EXERCISE TASK
From the first line of the data down to and including the line with "82.9, 86.9, 89.2]", copy everything exactly, leaving out pictures.

>> begin

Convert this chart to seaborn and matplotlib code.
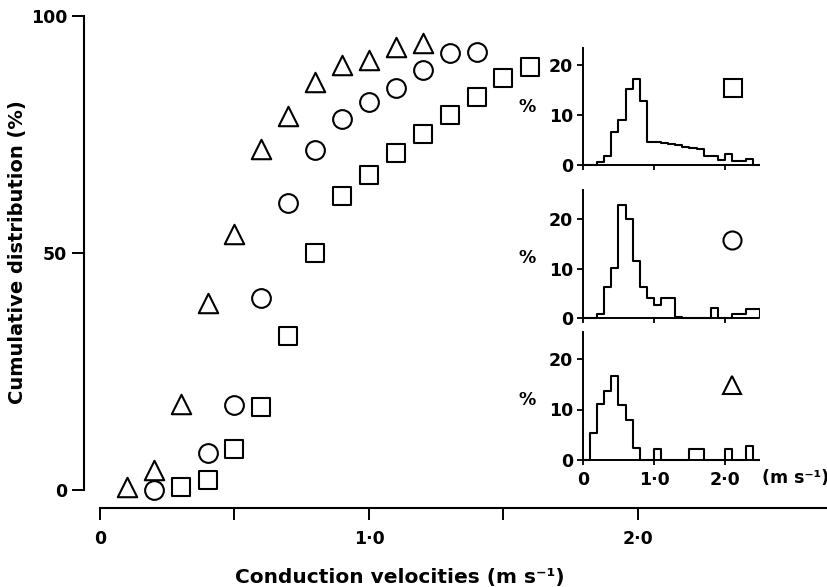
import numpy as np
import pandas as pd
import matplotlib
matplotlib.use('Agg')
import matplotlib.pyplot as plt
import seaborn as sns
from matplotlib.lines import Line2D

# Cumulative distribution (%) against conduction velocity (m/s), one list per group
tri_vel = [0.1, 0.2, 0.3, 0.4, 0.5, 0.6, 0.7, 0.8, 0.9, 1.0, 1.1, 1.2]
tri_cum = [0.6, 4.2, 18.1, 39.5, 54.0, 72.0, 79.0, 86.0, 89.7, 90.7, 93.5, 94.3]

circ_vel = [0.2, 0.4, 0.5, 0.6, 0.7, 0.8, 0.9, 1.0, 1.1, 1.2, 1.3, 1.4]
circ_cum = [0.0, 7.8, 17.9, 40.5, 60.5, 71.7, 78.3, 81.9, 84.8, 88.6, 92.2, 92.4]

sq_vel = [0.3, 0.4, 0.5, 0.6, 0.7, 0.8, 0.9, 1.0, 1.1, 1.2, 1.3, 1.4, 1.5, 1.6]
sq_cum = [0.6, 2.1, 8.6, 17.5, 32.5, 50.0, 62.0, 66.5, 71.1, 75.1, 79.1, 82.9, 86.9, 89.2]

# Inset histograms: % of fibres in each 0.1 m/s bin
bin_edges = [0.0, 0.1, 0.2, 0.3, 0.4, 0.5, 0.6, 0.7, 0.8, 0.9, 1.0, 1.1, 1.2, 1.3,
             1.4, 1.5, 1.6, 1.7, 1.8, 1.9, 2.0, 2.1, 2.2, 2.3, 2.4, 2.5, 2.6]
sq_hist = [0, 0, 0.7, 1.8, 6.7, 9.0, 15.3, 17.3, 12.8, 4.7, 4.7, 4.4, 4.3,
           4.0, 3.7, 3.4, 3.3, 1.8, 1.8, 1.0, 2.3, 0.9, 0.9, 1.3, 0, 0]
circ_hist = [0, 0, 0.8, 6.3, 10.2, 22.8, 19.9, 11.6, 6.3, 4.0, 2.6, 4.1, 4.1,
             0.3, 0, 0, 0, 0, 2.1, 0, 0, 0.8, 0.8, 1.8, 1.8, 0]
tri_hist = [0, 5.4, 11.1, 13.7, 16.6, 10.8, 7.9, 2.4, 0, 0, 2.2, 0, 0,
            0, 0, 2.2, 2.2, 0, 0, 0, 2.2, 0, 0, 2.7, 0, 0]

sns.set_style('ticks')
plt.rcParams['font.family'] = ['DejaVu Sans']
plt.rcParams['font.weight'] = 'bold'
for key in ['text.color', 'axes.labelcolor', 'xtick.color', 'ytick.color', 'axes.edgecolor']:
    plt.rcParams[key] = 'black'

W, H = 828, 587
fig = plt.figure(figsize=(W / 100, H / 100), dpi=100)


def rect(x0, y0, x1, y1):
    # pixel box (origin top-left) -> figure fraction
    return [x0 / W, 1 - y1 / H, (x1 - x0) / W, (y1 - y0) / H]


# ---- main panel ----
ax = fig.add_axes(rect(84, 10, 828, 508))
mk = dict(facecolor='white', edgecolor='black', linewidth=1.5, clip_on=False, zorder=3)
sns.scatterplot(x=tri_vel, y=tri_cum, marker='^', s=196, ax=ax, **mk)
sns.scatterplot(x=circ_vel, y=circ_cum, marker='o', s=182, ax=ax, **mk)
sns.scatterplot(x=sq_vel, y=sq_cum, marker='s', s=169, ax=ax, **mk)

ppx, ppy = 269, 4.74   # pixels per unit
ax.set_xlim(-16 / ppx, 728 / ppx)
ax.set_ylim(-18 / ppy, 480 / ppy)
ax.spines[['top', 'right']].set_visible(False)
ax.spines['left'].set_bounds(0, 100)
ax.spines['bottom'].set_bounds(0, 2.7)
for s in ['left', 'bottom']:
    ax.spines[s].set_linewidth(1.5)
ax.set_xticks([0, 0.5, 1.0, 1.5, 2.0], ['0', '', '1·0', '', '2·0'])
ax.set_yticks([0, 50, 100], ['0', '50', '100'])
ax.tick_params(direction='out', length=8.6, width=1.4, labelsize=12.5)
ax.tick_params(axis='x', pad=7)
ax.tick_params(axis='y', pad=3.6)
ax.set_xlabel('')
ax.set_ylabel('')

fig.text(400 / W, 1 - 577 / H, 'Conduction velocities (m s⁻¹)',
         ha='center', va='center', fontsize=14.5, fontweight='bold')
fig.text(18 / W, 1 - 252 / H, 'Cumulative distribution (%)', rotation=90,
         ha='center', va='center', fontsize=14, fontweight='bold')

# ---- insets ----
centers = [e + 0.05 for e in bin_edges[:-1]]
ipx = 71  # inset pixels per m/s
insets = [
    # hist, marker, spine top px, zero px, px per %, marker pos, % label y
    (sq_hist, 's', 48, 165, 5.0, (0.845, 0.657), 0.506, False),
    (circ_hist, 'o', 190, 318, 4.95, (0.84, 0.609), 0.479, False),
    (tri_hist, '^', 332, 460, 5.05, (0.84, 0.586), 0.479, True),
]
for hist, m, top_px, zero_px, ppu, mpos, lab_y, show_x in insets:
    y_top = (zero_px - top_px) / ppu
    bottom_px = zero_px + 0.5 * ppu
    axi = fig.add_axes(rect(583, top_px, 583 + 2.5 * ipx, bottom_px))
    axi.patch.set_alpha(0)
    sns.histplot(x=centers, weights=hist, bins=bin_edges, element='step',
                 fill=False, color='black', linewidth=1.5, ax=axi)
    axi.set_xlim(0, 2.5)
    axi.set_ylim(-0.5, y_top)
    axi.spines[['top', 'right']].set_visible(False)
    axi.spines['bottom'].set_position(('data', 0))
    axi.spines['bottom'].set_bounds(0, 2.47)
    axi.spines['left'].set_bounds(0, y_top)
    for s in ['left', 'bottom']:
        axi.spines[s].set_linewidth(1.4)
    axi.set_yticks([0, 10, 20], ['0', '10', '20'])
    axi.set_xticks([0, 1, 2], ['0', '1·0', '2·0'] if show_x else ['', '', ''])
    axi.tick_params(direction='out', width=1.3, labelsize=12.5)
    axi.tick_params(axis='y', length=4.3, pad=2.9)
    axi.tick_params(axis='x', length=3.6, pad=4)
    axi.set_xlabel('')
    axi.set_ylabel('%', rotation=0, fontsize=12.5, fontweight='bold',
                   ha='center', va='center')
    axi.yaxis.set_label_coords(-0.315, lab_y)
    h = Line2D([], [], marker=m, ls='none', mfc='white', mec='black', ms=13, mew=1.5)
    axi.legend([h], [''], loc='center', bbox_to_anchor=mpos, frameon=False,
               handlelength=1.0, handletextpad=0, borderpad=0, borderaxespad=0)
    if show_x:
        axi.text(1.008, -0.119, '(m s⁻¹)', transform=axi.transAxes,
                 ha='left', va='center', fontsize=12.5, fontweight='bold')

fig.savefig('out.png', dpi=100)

>> end

ANSWER TO THIS EXERCISE
Convert this chart to seaborn and matplotlib code.
import numpy as np
import pandas as pd
import matplotlib
matplotlib.use('Agg')
import matplotlib.pyplot as plt
import seaborn as sns
from matplotlib.lines import Line2D

# Cumulative distribution (%) against conduction velocity (m/s), one list per group
tri_vel = [0.1, 0.2, 0.3, 0.4, 0.5, 0.6, 0.7, 0.8, 0.9, 1.0, 1.1, 1.2]
tri_cum = [0.6, 4.2, 18.1, 39.5, 54.0, 72.0, 79.0, 86.0, 89.7, 90.7, 93.5, 94.3]

circ_vel = [0.2, 0.4, 0.5, 0.6, 0.7, 0.8, 0.9, 1.0, 1.1, 1.2, 1.3, 1.4]
circ_cum = [0.0, 7.8, 17.9, 40.5, 60.5, 71.7, 78.3, 81.9, 84.8, 88.6, 92.2, 92.4]

sq_vel = [0.3, 0.4, 0.5, 0.6, 0.7, 0.8, 0.9, 1.0, 1.1, 1.2, 1.3, 1.4, 1.5, 1.6]
sq_cum = [0.6, 2.1, 8.6, 17.5, 32.5, 50.0, 62.0, 66.5, 71.1, 75.1, 79.1, 82.9, 86.9, 89.2]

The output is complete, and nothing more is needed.